Attention is a concept with many variants. In common parlance, attention is used to signal the conscious direction of mental focus, like when a teacher tells her class “pay attention to what I am saying.” We can easily experience the mental spotlight as it shifts from one locus to another and most of us are aware of how technologies of attention have decreased our capacity to shine that spotlight on one location for long. Like meditation, the book is a technology of conscious attention, as anyone who has curled up with a hardback for hours will attest.
But attention can also be unconscious or reflexive; for example, we can’t avoid paying attention to objects that move into our visual field. Attention to motion is an innate reflex in most animals - a deer that doesn’t have moving objects in its attentional feedback loop won’t live to see another day.
Beyond nature, but still in the unconscious realm, are culturally entrenched ways of paying attention.A literate culture is one that pays attention to the world in a certain way; books, libraries and coffee houses form the attentional mood of intellectual culture. Attention goes beyond the intellect, it’s also related to power. In one of the many stories about Akbar’s confidant and minister Birbal, Birbal visits Iran with his reputation as the cleverest man in the empire preceding him. Arriving at the Iranian court, Birbal is greeted by ten (more or less) identical men and is asked to identify the Shah.
Birbal asks an innocent question and of course, all ten utter the same response, but Birbal immediately points to one of the ten, who indeed turns out to be the Shah.
‘How did you identify me’ asks the Shah?
‘Because all of the others were looking at you when they answered, while you were looking at me’ said Birbal.
Moral of the story: power and attention go together and of course Trump was able to flip the relationship by ascending to power on the back of his capacity to draw attention to himself.
Cultures as ways of paying attention
While there’s enormous interested in Mindfulness and other techniques for training mental focus, we should also recognize that much of attention might be shaped by the larger cultural landscape around us.
Cultures are many things, but let’s be deliberately reductive and say that a culture is a way of paying collective attention to the world. If you think of the universe as a massive catalog - a cosmic Spotify so to speak - then a culture is a playlist that says ‘here’s the music we enjoy together.’ It should remind you of the classic fable of the seven blind men and the elephant.
For example, in India, we pay a lot of attention to social hierarchy, of where someone stands relative to someone else and therefor, our everyday interactions are full of gestures, technologies and verbal tics that signal hierarchy.

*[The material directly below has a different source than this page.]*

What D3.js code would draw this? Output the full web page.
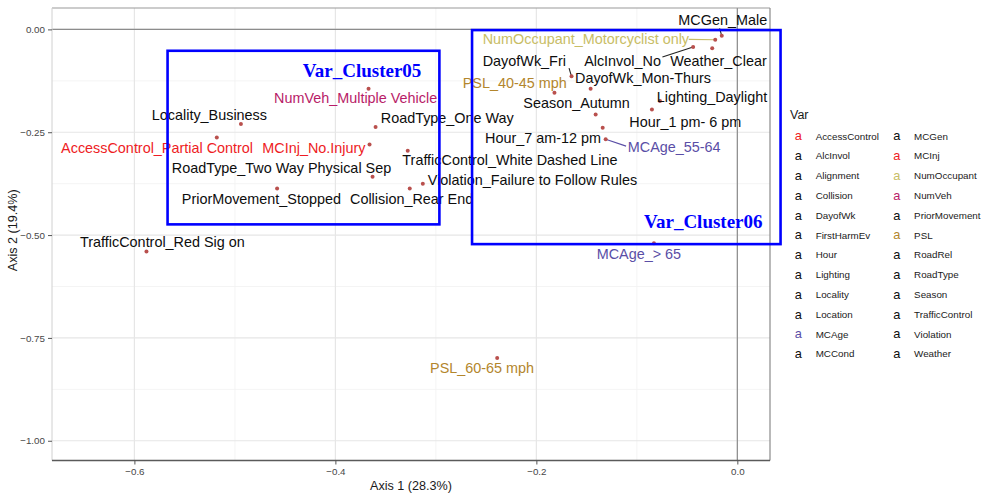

In other cultures, displays of money play the same role - not that the two aren’t related.
Attentional clusters overlap, which means that mutual understanding across cultures is always possible even if it’s always a work in progress (and not just the generic similarity of being human).
Here’s a question worth asking and answering:
Does identity dictate attention or attention dictate identity?
Clearly, the relationship goes both ways - intellectual culture needs sustained attention, but one learns that style of paying attention in a social setting where that intellectual identity has value.
The longer answer, I suspect, lies in learning and development, i.e., how children and young adults are acculturated. Acquisition of culture, like the acquisition of language, must involve rapid learning of what’s worth attending and what’s worth forgetting. This account of attention isn’t purely cognitive - it’s as much about emotion and value as it’s about shining a spotlight.
To the extent a culture entrenches certain features of the world in our minds, i.e., automating the attentional importance of those aspects of the world, it’s an attentional community.